Das Schwierige ist, ich kann persönlich keinen "Schuldigen" für das Ende der Freundschaft ausmachen. Der Rabbi handelte aus fester Überzeugung das Richtige zu tun, nicht weil er Michael bevormunden wollte, sondern weil sein Glaube keinen anderen Weg für ein glückliches Leben vorsieht. Die Fähigkeit über den Tellerrand seiner religiösen Ansichten zu blicken, besitzt er nicht. Und Michael schaffte es nicht, ein normales Leben zu führen, ganz einfach weil er gar nicht wusste, was das war, er hatte schliesslich nie die Gelegenheit es auszuprobieren.

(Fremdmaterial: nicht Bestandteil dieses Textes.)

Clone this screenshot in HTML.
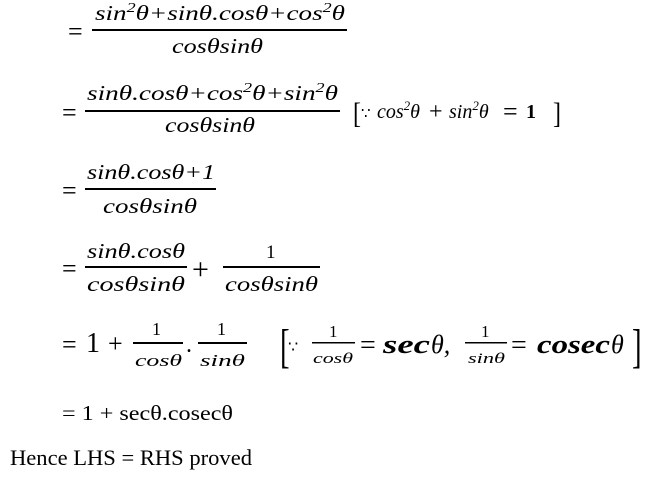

Abgesehen davon, dass er eben durch und durch Künstler und Freigeist war und sich nicht in eine vorgegebene Rolle pressen lassen konnte und wollte.
So endete die Sache mit Enttäuschung auf beiden Seiten, wobei man natürlich nur die Sicht des Rabbis kennt.
Alles in allem eine recht aufwühlende Lektüre, wobei für mich der ständige Bezug auf Gott und Religion etwas mühsam war, da ich zu konventionellen Religionen überhaupt keinen Zugang habe. In vielerlei Hinsicht kann ich die erzkonservativen Ansichten des Rabbi nicht verstehen, bestenfalls akzeptieren. Ich bin aber zu der Ansicht gelangt, dass er Michael keineswegs schaden oder mit dem Buch einfach abcashen will. Im recht pathetischen Schlusswort warnt er noch eindringlich vor den Gefahren, die die Besessenheit mit Ruhm und Reichtum für die ganze Gesellschaft bringt und schämt sich sogar dafür, dass er sich durch Michaels Aufmerksamkeit geschmeichelt gefühlt hat.